Mayor Jeff Martin signed the paperwork needed to officially consolidate the township’s fire districts into the Hamilton Township Fire Division last month, effective Jan. 1, 2021.
After five years of effort, there are no expected stumbling blocks remaining after Martin gave the OK to the required ordinances and memorandum of agreements at a ceremony Oct. 13. Consolidation will save the township roughly $1.5 million a year, Martin said.
“We are going full steam ahead for January 1,” Martin said.
Under the current structure, Hamiltonians receive fire service from one of nine, autonomous fire districts. Each of the nine districts is governed by five elected commissioners and have their own individual budgets. With the signing of the ordinances, all nine districts will be consolidated and become part of a newly formed Hamilton Township Fire Division funded by municipal taxes.
The Department of Community Affairs’ Local Finance Board previously approved the fire service consolidation on Sept. 9 by a unanimous vote. Council approved the ordinances by a unanimous vote Oct. 6.
Martin also signed Memorandums of Agreement between the Township of Hamilton and fire unions Firefighters Mutual Benevolent Association Locals 84 and 284 Oct. 13.
Now, all that’s left are many formalities and details that will take a lot of time but aren’t necessarily as contentious as the negotiations and procedures that have passed already, Martin said.
The next step is coordination with the Civil Service Commission for organizational transfer of all current district firefighters to be employees of Hamilton Township. Staffing levels will remain the same, Martin said, with no one losing a job. All the firehouses will remain open, as well.
On the township end, Martin said his administration has weekly meetings to ensure the consolidation process remains on track, and to decide which tasks must be finished before the new year and what can wait until after the new fire division opens officially.
Many of the items are necessary details like IT uniformity and entering district employees into the payroll and health benefits system. Currently, each fire district handles payroll for their own employees. The fire districts have a different insurance company than the township. Now, that all will have to be reconciled.

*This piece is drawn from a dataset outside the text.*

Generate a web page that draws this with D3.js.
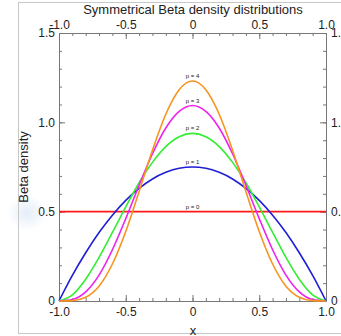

The township also must find and create office space for Chief Richard Kraemer and his staff at one of the township’s eight firehouses. Martin said currently four of the eight are owned by the fire districts, while volunteer fire companies own the other half. The district-owned firehouses will become township property on Jan. 1, 2021. One of those four—Districts No. 2, 3, 4, or 9—will be the likely landing spot for Kraemer.
Less urgent things, like new business cards, could be handled sometime in 2021.
For the average Hamilton resident, very little should change as far as fire service goes once consolidation takes hold in 2021. Residents will see a change in their tax bill, though. The fire district tax line will be eliminated in 2021, and fire service will be bundled into the municipal tax rate.
Since it is a municipal division, fire service will cost the same across the township. Currently, every fire district charges its ratepayers a different amount, meaning that some Hamilton residents have been paying more for fire service than others.